Thursday, July 4, 2013

Misconceptions Concerning The Frontier West & Indians

Wild West towns were not as violent as the myths surrounding them.


Myths and legends about the frontier West and the cowboys and Indians who lived there are an ingrained part of the American narrative. Stories of the Old West are retold over and over in literature and the movies. The frontier West was the free-for-all zone beyond the settlement areas, where land was free for the taking. Many stories arose around the colorful and heroic frontier characters.


Billy the Kid


Many myths have grown around Henry McCarty, aka William Henry Bonney, also known as Billy the Kid. The historical facts concerning Billy the Kid are murky.

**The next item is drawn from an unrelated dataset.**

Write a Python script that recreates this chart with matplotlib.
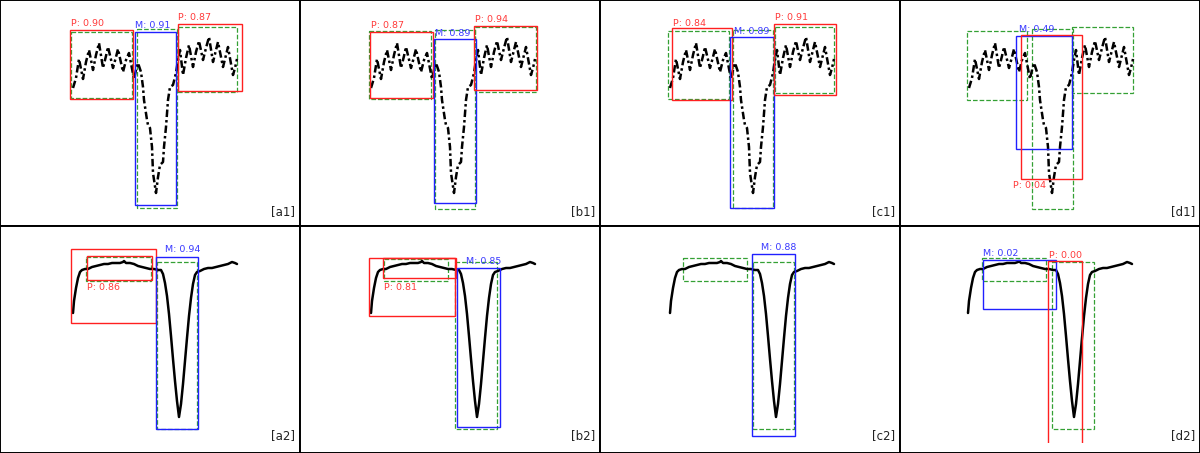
import matplotlib
matplotlib.use("Agg")
import matplotlib.pyplot as plt
from matplotlib.patches import Rectangle

# ---------------- data (panel pixel coordinates, y downward) ----------------
row1_x = [73, 76, 79, 83, 86, 89, 93, 96, 99, 103, 106, 108, 113, 116, 118, 123, 126, 129,
          134, 136, 138, 141, 143, 144, 147, 148, 150, 152, 153, 156, 158, 160, 163, 164,
          166, 168, 170, 173, 176, 178, 180, 183, 186, 189, 193, 196, 199, 203, 206, 209,
          213, 216, 218, 223, 226, 228, 233, 235, 237]
row1_y = [88, 78, 59, 79, 62, 50, 70, 55, 43, 68, 56, 47, 68, 57, 49, 72, 60, 53,
          79, 70, 63, 72, 87, 100, 120, 125, 128, 147, 173, 193, 177, 165, 162, 147,
          127, 100, 87, 85, 73, 60, 50, 75, 58, 45, 67, 52, 41, 60, 48, 37,
          62, 50, 42, 67, 55, 47, 75, 68, 59]

row2_x = [73, 74, 76, 78, 80, 82, 85, 88, 92, 96, 100, 104, 108, 112, 116, 120, 123, 124,
          126, 130, 134, 138, 142, 146, 150, 154, 158, 161, 163, 165, 167, 169, 171, 173,
          175, 177, 179, 181, 183, 185, 187, 189, 191, 193, 195, 197, 200, 204, 208, 212,
          216, 220, 224, 228, 232, 235, 237]
row2_y = [87, 75, 62, 52, 46, 44, 43, 43, 41, 40, 39, 38, 38, 37, 37, 37, 36, 35,
          37, 37, 38, 40, 41, 42, 43, 43, 44, 44, 48, 57, 70, 88, 110, 133,
          155, 175, 191, 178, 158, 135, 112, 90, 72, 58, 49, 46, 45, 43, 42, 42,
          41, 40, 39, 38, 36, 37, 38]

panel_names = ["[a1]", "[b1]", "[c1]", "[d1]", "[a2]", "[b2]", "[c2]", "[d2]"]
curve_shift = [0, -2, -3, -4, 0, -2, -3, -5]

# boxes: (kind, x0, y0, x1, y1, label, label_x, label_y)
boxes = [
    [("gt", 71, 32, 132, 98, None, 0, 0),
     ("P", 70, 30, 133, 99, "P: 0.90", 71, 24),
     ("gt", 137, 29, 177, 208, None, 0, 0),
     ("M", 135, 32, 176, 205, "M: 0.91", 135, 26),
     ("gt", 178, 27, 237, 92, None, 0, 0),
     ("P", 178, 24, 242, 91, "P: 0.87", 178, 17)],
    [("gt", 69, 31, 131, 99, None, 0, 0),
     ("P", 70, 32, 133, 98, "P: 0.87", 71, 26),
     ("gt", 135, 30, 175, 209, None, 0, 0),
     ("M", 134, 39, 176, 203, "M: 0.89", 135, 33),
     ("gt", 175, 27, 236, 92, None, 0, 0),
     ("P", 174, 26, 237, 90, "P: 0.94", 175, 20)],
    [("gt", 68, 31, 129, 99, None, 0, 0),
     ("P", 72, 28, 132, 100, "P: 0.84", 73, 23),
     ("gt", 133, 30, 173, 208, None, 0, 0),
     ("M", 130, 37, 174, 208, "M: 0.89", 134, 31),
     ("gt", 175, 27, 234, 93, None, 0, 0),
     ("P", 174, 24, 236, 95, "P: 0.91", 175, 18)],
    [("gt", 67, 31, 127, 100, None, 0, 0),
     ("gt", 132, 29, 173, 209, None, 0, 0),
     ("gt", 172, 27, 233, 93, None, 0, 0),
     ("M", 116, 36, 172, 149, "M: 0.49", 119, 30),
     ("P", 121, 35, 182, 179, "P: 0.04", 113, 185)],
    [("P", 71, 23, 156, 97, None, 0, 0),
     ("gt", 86, 31, 151, 55, None, 0, 0),
     ("P", 87, 30, 152, 54, "P: 0.86", 87, 62),
     ("gt", 157, 36, 197, 203, None, 0, 0),
     ("M", 156, 31, 198, 203, "M: 0.94", 165, 24)],
    [("P", 69, 32, 155, 90, None, 0, 0),
     ("gt", 84, 33, 148, 55, None, 0, 0),
     ("P", 83, 32, 156, 52, "P: 0.81", 84, 61),
     ("gt", 155, 36, 197, 203, None, 0, 0),
     ("M", 157, 42, 200, 201, "M: 0.85", 166, 36)],
    [("gt", 83, 32, 147, 55, None, 0, 0),
     ("gt", 153, 36, 194, 203, None, 0, 0),
     ("M", 152, 28, 195, 210, "M: 0.88", 161, 22)],
    [("gt", 82, 32, 146, 55, None, 0, 0),
     ("gt", 152, 36, 194, 203, None, 0, 0),
     ("M", 83, 34, 156, 83, "M: 0.02", 83, 28),
     ("P", 148, 35, 182, 260, "P: 0.00", 149, 29)],
]

# ---------------- styles ----------------
edge_col = {"gt": "#34a034", "P": "#ff2020", "M": "#2020ff"}
text_col = {"P": "#ff3a3a", "M": "#3a3aff"}

fig = plt.figure(figsize=(12, 4.53), dpi=100)
W, H = 1200.0, 453.0
row_top = [(0, 226), (226, 227)]  # (top pixel, height)

for i in range(8):
    r, c = divmod(i, 4)
    top, h = row_top[r]
    ax = fig.add_axes([c * 300 / W, (H - top - h) / H, 300 / W, h / H])
    ax.set_xlim(0, 300)
    ax.set_ylim(h, 0)
    ax.set_xticks([])
    ax.set_yticks([])
    for s in ax.spines.values():
        s.set_linewidth(1.4)
        s.set_color("black")

    clip = Rectangle((0, 0), 300, 217, transform=ax.transData, visible=False)
    ax.add_patch(clip)

    xs = row1_x if r == 0 else row2_x
    ys = row1_y if r == 0 else row2_y
    xs = [x + curve_shift[i] for x in xs]
    if r == 0:
        ax.plot(xs, ys, color="black", lw=1.8, linestyle=(0, (3, 1.2, 1, 1.2)), zorder=3)
    else:
        ax.plot(xs, ys, color="black", lw=1.8, solid_capstyle="round", zorder=3)

    for kind, x0, y0, x1, y1, lab, lx, ly in boxes[i]:
        rect = Rectangle((x0, y0), x1 - x0, y1 - y0, fill=False,
                         edgecolor=edge_col[kind], lw=1.0 if kind != "gt" else 0.9,
                         linestyle="--" if kind == "gt" else "-",
                         zorder=4 if kind != "gt" else 2)
        ax.add_patch(rect)
        rect.set_clip_path(clip)
        if lab:
            ax.text(lx, ly, lab, color=text_col[kind], fontsize=6.8,
                    ha="left", va="center", zorder=5)

    ax.text(295, 212 if r == 0 else 210, panel_names[i], fontsize=8.5,
            color="#222222", ha="right", va="center")

fig.savefig("out.png", dpi=100)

In 1875, he became a teenage fugitive when he escaped jail by climbing out the jailhouse chimney. The myth was that Billy killed 21 men by the time he was 21. Authorities account for three killings, with another possible six or seven. With a $500 reward on his head, Billy was shot in the heart by Pat Garrett.


Bank Robberies


Outlaws robbing banks is a persistent myth of the lawless Old West, an idea reinforced by many Western movies and books. No bank robberies were pulled off in the major towns of the Western states and territories before 1900, except for a pair of heists in California and Arizona. Historians have documented only six robberies from the Wild West period of 1859 until 1900. With a handful of bank robberies over a 40-year period, the image of a six-gun toting desperado stealing money from a bank is historically inaccurate.


Violence


A popular idea in the public mind is that the frontier West was an extremely violent place with little value placed on a human life. Small Western cow towns are thought to have witnessed hundreds of murders and killings. In fact, there were only five killings in Dodge City during its most homicidal year of 1878. Deadwood, S.D., had five deaths in its worst year with Tombstone, Ariz.,experiencing five killings in its most violent year.


Indian Myths


Many myths about American Indians are perpetrated by the Western movie genre. In unrealistic confrontations, the wagon train circles its wagons as the Indians ride around it, shooting flaming arrows, until they're picked off by sharpshooting cowboys and settlers. In the movies, all tribes live in teepees and wear eagle feather headdresses. In reality, many Western Native Americans lived in wickiups or hogans. While the Lakota Sioux wore feathered warbonnets, most American tribes wore porcupine quill headdresses called roaches.